Я знал его почти тридцать лет – в институте, дома на Щербаковском, дома на Карповке, в будни, в праздники, на людях и наедине, в официозе и в доме отдыха, в здравии и в болезни, в подъеме духа и в унынии и в болезни, – но никогда я не видел его небритым. Я мог бы снова сказать о белоснежных манжетах – это про него, – про обязательный запах мужского одеколона, про множество внешних атрибутов, свойственных нашему учителю. Но дело все-таки не в форме, а в содержании. Петербург – северный город. Москва, да, пожалуй, и вся Россия отмечают некоторую холодность петербуржцев в стиле общения да и в сердечных привязанностях. Пожалуй, они не так уж не правы. Что поделаешь, мы, петербуржцы, не склонны с первого дня знакомства переходить на «ты». Мы не поощряем московское: «Давай проще, ты Леня, я Петя, зачем нам отчества, правда?» Ан нет, неправда! Отчества нужны. Это уважение к предкам и к традиции. Так учил нас Леонид Федорович.
Ах, дорогой мой Мастер! Как он великолепно балансировал на грани пафоса и пародии! Парадокс был его коньком. Он соединял несоединимое, давал новый смысл общеизвестному, опровергал очевидное.
«Дорогие мои! – говорит он. (Он всегда так к нам обращался, никогда не произнося слово „товарищи“ или, тем более, „ребята“.) – Дорогие мои, мы с вами можем изучить систему Станиславского и овладеть его методом. Мы можем проявить молодую энергию и гражданский темперамент, но искусство начнется только тогда, когда ко всему этому добавится еще одно необходимое качество – изящество! Без него искусства нет».
«Дорогой мой, – говорит он мне у себя дома, когда я уже известный артист в театре Товстоногова, а он (по возрасту и по здоровью) почти отставной профессор, – я жалею, что не сделал гетевского “Фауста”. У вас на курсе или потом в театре. Я предложил бы тебе сыграть Мефистофеля. Знаешь, как я представляю себе Мефистофеля? Фрак, копытца, рожки на голове и три сталинских или, как они теперь называются, государственных премии на лацкане. Очень серьезный. И очень убедительно говорит. Черт!»
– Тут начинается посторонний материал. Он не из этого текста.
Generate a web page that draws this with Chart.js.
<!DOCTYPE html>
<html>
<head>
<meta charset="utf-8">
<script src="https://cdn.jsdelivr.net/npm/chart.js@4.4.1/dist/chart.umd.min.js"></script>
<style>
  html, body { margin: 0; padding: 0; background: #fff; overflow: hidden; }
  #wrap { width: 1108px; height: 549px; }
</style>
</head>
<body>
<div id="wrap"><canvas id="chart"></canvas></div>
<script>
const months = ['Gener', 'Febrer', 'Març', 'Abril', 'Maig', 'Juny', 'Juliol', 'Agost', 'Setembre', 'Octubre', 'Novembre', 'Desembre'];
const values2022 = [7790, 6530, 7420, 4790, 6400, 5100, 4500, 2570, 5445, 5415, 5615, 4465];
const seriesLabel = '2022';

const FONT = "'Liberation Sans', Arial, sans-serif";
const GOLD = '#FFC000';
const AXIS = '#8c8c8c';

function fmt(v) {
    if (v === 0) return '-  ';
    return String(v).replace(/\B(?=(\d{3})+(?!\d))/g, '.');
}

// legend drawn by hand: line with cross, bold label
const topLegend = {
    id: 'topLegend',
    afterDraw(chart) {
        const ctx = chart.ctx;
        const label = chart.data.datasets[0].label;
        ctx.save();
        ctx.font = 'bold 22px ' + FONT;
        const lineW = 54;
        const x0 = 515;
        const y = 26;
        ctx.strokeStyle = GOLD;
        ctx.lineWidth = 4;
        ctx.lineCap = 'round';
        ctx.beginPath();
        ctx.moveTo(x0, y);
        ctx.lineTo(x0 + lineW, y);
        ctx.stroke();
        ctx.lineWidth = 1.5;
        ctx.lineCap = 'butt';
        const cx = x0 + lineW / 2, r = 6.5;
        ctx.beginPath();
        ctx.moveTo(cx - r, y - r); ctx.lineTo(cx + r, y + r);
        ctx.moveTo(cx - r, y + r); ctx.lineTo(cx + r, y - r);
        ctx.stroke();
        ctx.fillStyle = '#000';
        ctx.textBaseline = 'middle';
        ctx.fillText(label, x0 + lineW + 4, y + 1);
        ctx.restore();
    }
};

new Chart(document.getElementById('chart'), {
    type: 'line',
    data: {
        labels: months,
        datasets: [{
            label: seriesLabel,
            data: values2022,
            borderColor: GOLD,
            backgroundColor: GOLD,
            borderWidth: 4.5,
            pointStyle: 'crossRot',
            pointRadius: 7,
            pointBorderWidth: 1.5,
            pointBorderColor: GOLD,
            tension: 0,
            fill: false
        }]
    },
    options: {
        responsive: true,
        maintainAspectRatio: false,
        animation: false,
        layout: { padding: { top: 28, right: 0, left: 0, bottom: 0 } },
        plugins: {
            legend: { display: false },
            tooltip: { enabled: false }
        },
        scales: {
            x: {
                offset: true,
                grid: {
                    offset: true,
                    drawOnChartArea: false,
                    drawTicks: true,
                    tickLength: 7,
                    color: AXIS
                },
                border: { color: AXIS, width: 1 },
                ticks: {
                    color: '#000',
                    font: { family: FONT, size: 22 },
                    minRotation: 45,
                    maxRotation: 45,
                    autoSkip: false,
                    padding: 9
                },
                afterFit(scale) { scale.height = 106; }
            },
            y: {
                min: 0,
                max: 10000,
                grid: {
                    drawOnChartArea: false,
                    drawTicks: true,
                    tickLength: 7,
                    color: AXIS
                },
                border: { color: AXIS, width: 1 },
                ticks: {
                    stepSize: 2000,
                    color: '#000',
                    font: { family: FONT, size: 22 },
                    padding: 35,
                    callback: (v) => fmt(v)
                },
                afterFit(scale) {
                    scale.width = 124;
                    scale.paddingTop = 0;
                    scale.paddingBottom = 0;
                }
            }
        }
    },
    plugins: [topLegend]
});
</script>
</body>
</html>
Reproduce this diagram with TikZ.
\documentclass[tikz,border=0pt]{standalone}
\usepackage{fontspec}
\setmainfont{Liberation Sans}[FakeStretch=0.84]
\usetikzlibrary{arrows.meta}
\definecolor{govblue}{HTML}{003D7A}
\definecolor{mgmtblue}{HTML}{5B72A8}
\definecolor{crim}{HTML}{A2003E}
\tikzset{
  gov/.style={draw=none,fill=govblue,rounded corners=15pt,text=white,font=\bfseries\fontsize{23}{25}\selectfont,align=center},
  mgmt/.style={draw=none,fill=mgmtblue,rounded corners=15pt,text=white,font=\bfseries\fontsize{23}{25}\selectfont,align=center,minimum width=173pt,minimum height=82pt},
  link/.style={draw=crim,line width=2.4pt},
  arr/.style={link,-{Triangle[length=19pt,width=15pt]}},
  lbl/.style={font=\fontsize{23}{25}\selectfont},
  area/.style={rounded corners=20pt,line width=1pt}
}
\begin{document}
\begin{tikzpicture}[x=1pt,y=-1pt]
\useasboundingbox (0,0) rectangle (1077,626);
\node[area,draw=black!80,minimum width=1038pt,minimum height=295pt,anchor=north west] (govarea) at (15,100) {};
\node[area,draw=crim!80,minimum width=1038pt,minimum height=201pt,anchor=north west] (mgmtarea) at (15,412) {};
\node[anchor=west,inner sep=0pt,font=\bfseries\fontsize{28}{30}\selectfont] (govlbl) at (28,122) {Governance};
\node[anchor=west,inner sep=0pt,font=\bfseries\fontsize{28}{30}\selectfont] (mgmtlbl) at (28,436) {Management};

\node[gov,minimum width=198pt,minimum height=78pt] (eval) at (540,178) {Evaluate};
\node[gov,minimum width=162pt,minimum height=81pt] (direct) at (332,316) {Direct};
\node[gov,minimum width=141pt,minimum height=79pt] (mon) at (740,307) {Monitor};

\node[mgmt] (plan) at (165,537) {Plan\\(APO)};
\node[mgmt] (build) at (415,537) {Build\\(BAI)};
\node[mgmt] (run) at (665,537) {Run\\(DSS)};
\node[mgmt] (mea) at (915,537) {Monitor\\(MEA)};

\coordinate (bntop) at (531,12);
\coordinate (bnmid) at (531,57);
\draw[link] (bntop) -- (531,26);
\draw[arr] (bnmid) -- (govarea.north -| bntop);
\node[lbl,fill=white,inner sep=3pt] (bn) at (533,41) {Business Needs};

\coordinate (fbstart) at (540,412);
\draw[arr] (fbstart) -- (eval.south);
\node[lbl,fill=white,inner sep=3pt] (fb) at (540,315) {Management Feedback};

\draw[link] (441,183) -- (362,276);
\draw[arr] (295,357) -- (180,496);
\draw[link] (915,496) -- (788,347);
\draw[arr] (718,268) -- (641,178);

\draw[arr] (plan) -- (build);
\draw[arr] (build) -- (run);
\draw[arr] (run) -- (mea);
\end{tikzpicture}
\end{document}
Как сейчас, вижу его – в черном длинном пальто, черной, лихо заломленной шляпе, в перчатках – он идет по Моховой улице к нашему институту, и все, что движется – машины, студенты, служащие с портфелями, рабочие, волокущие какую-то железную трубу, – все это не совпадает с его ритмом. А вот архитектура Питера, даже облупившаяся, дома, дворы и арки этого города, прекрасное противостояние двух великолепных серых зданий старого ТЮЗа и Театрального института (Моховая, 34 и Моховая, 35), и любой кусок набережной Фонтанки, по которой идет он от своего дома в Щербаковском переулке, и чугунная решетка, Инженерный замок и Летний сад на другом берегу – все это великолепный фон для стройной, несмотря на возраст, фигуре нашего Учителя.
Евгения Владимировна произносила слово «очень» без мягкого знака– «очен». В ее речи вообще было немало особенно произнесенных слов. При невероятной четкости и внятности каждого звука. Это была актерская речь петербургской театральной сцены.
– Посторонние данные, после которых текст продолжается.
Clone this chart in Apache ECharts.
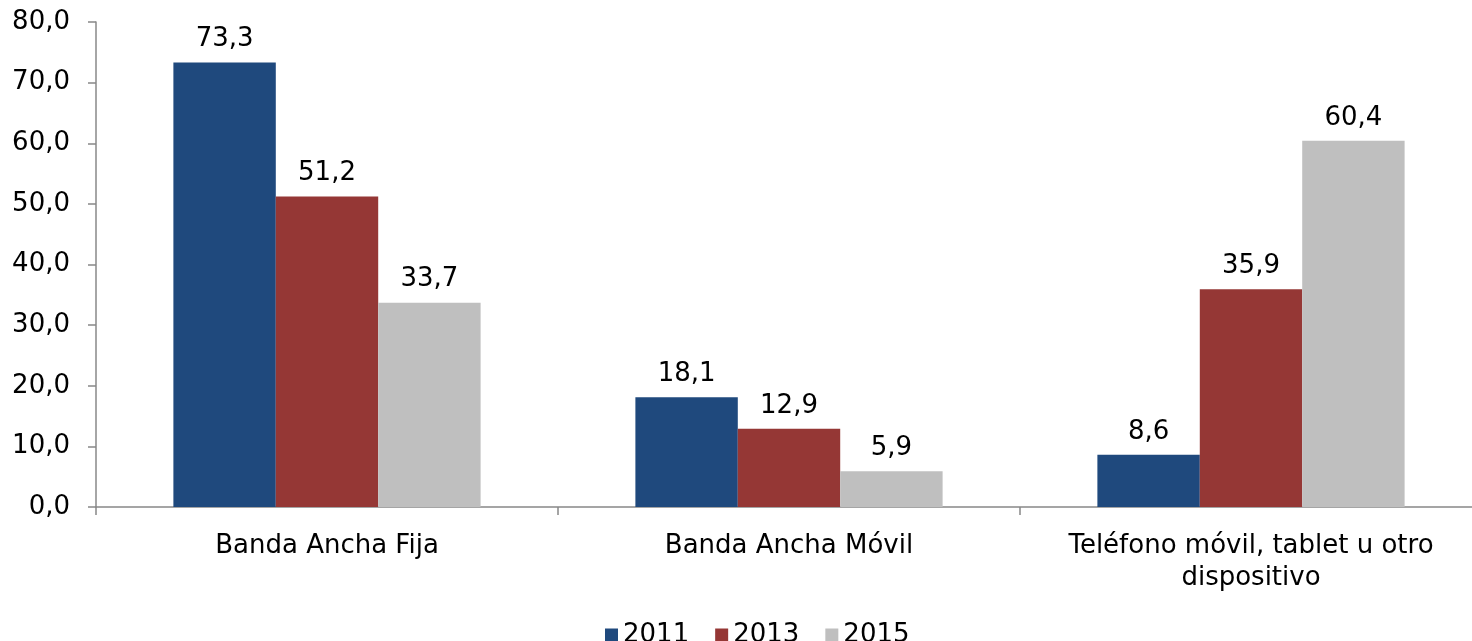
<!DOCTYPE html>
<html>
<head>
<meta charset="utf-8">
<script src="https://cdn.jsdelivr.net/npm/echarts@6/dist/echarts.min.js"></script>
<style>
  html, body { margin: 0; padding: 0; background: #fff; }
  #chart { width: 1472px; height: 641px; }
</style>
</head>
<body>
<div id="chart"></div>
<script>
var categories = ['Banda Ancha Fija', 'Banda Ancha Móvil', 'Teléfono móvil, tablet u otro\ndispositivo'];
var years = ['2011', '2013', '2015'];
var values2011 = [73.3, 18.1, 8.6];
var values2013 = [51.2, 12.9, 35.9];
var values2015 = [33.7, 5.9, 60.4];
var colors = ['#1F497D', '#953735', '#BFBFBF'];

var font = 'DejaVu Sans, Verdana, sans-serif';
var fmt = function (v) { return v.toFixed(1).replace('.', ','); };

var myChart = echarts.init(document.getElementById('chart'));

function makeSeries(name, data, color) {
  return {
    name: name,
    type: 'bar',
    data: data,
    barGap: '0%',
    barCategoryGap: '33.5%',
    itemStyle: { color: color },
    label: {
      show: true,
      position: 'top',
      distance: 10,
      color: '#000',
      fontSize: 26,
      fontFamily: font,
      formatter: function (p) { return fmt(p.value); }
    }
  };
}

var option = {
  animation: false,
  backgroundColor: '#fff',
  // plot area runs a little past the right edge of the picture
  grid: { left: 96, width: 1386, top: 22, bottom: 134, containLabel: false, outerBoundsMode: 'none' },
  legend: {
    data: years,
    top: 617,
    left: 600,
    icon: 'rect',
    itemWidth: 13,
    itemHeight: 13,
    itemGap: 26,
    textStyle: { fontSize: 26, fontFamily: font, color: '#000' }
  },
  xAxis: {
    type: 'category',
    data: categories,
    axisLine: { lineStyle: { color: '#888', width: 1.5 } },
    axisTick: { show: true, length: 8, lineStyle: { color: '#888', width: 1.5 } },
    axisLabel: { color: '#000', fontSize: 26, fontFamily: font, margin: 23, lineHeight: 32, interval: 0 }
  },
  yAxis: {
    type: 'value',
    min: 0,
    max: 80,
    interval: 10,
    splitLine: { show: false },
    axisLine: { show: true, lineStyle: { color: '#888', width: 1.5 } },
    axisTick: { show: true, length: 8, lineStyle: { color: '#888', width: 1.5 } },
    axisLabel: { color: '#000', fontSize: 26, fontFamily: font, margin: 26, formatter: fmt }
  },
  series: [
    makeSeries(years[0], values2011, colors[0]),
    makeSeries(years[1], values2013, colors[1]),
    makeSeries(years[2], values2015, colors[2])
  ]
};

myChart.setOption(option);
</script>
</body>
</html>
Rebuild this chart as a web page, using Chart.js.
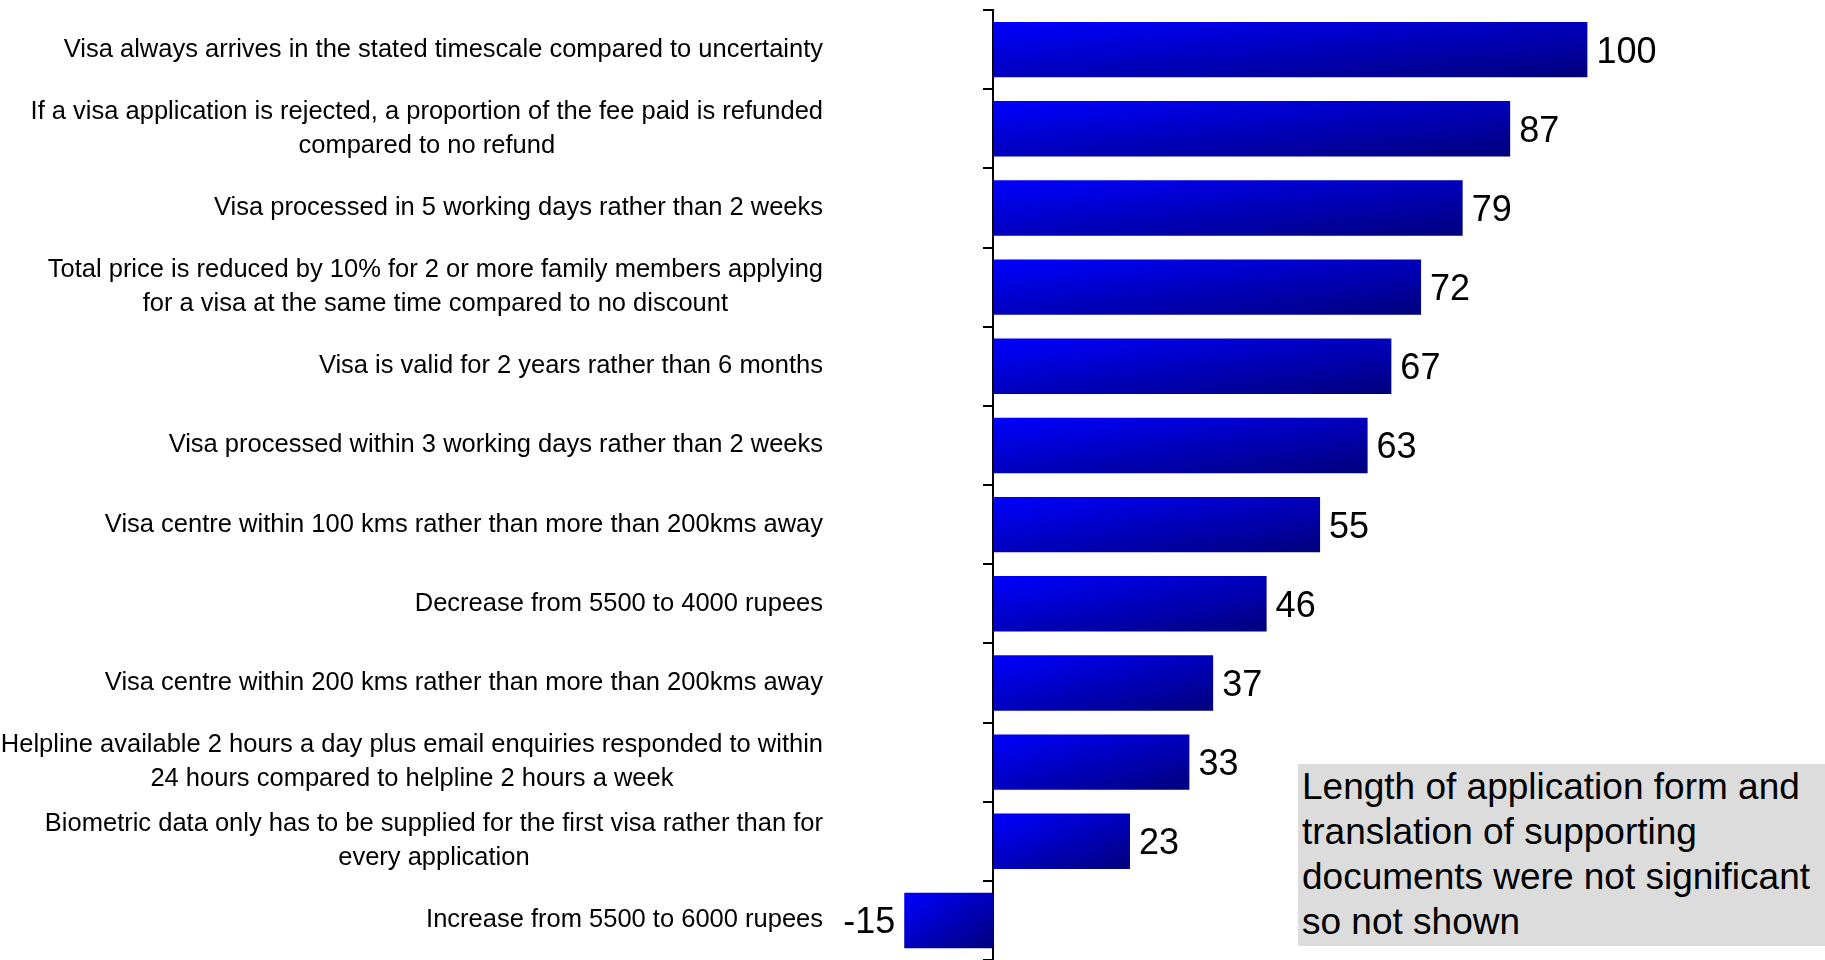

Известно, что была она замечена В.Н.Давыдовым и уроки речи получила от него. Была актрисой Большого драматического театра, играла вместе с великим Н.Ф.Монаховым. Старые актеры БДТ помнили Женечку Карпову и всегда передавали ей через меня приветы. И больше почти ничего не известно. Евгения Владимировна никогда не говорила о себе. В 44-м году, после снятия блокады, она, оказавшаяся с семьей в крайнем материальном и моральном неблагополучии, стала вести драматический кружок художественной самодеятельности в университете. В 51-м году кружок назывался уже студией (а среди студентов проще – Драмой) и поразил Ленинград постановкой гоголевского «Ревизора». Об Игоре Горбачеве, Рожановском, Барском, Тарееве, Благовещенской – исполнителях главных ролей – писала критика, поглядеть на них ездили в отдаленные Дворцы культуры толпы желающих. Довелось и мне, девятикласснику, поглядеть на самодеятельных артистов, и я был поражен. Когда в 52-м году меня не приняли в Театральный институт, я кинулся на юридический факультет ЛГУ, был принят и в первый же месяц учения поступил (по конкурсу!) в студию Карповой.
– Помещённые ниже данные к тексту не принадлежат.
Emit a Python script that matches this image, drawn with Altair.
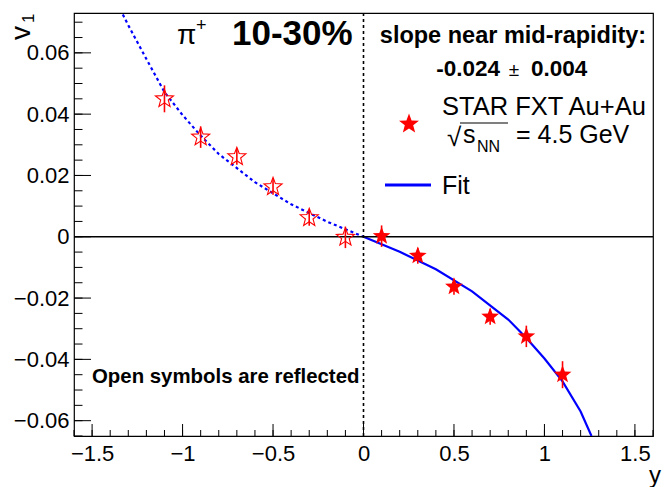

Картинка воспоминаний, возникающая перед моим внутренним взором, двоится. Изображение все время не в фокусе. Это потому, что никак не могу совместить разруху, неустроенность нашего быта, грубость вкусов и манер, царившую среди моих ровесников, и то присутствие благородного Духа Театра, которое наполняло длинную комнату в шесть окон на первом этаже скучного здания в грязном закоулке одного из внутренних дворов университета.